We give much of our training on 'tactical' issues. Be it hose stretches, laddering, forcible entry, search... but when was the last class or training that you received on radio usage. Whether you are talking on the apparatus radio's to give on scene reports or on a portable radio giving a status report after taking a lap, the message has to come through clear, concise and be consistent with policy, procedure and what is actually transpiring!

"Regardless of the affiliation or pay status, how many times have you listened to a radio transmission that sounded more like an appeal for approval of a decision versus a command statement of action or resources needed?

“Truck 8 to Communications, when Engine 27

arrives have them go to side Charlie and check it.”

Why would you want a person sitting in an office chair 30 miles away with no visual idea of what you are dealing with to relay an order for you that is not clear in its purpose (fig. 4–3)? Is the above order to check that there is a backside of the building or if it is on fire? What would the dispatcher respond with if Engine 27 asks what they want them to check? All are valid questions that steal more radio traffic because we did not deliver a clear directive and we involved a third party (dispatch).

Whenever a firefighter, company officer, or chief officer decides to reach down and key up the microphone, consider the classic Mark Twain quote, “It is better to keep your mouth closed and let people think you are a fool than to open it and remove all doubt.” (page 33).

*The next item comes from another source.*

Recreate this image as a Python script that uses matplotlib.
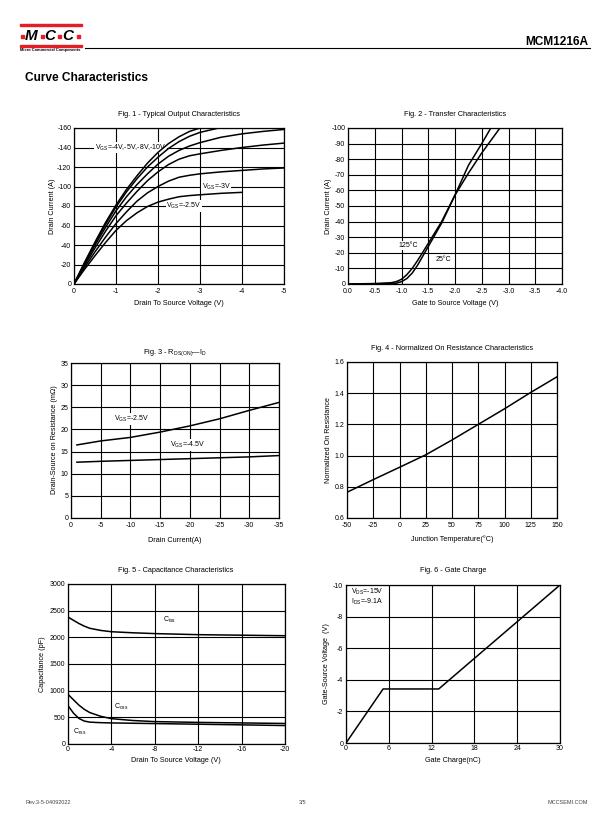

Without effective and efficient communication on the fireground, we are destined for a poor outcome and possibly worse. Poor and/or inadequate communications, lack of command and control had been documented as a commonly seen thread in our 'fireground deaths', in fact they are 2 of the 5 in the NIOSH top 5 of LODD's.

Each portable radio on your apparatus costs around $5,000.00. This is quite a large financial investment in any department. With this capital investment needs to come some personal investment. Take some time in training your people how to utilize this tool to its maximum, tell them what YOU want to hear (and not hear) on the radio. Tell them what they should be listening for (and not listening for) in reports and fireground activity. Train them to understand and how to deliver clear, concise and consistent messages.

Communications is a critical component in fireground successes!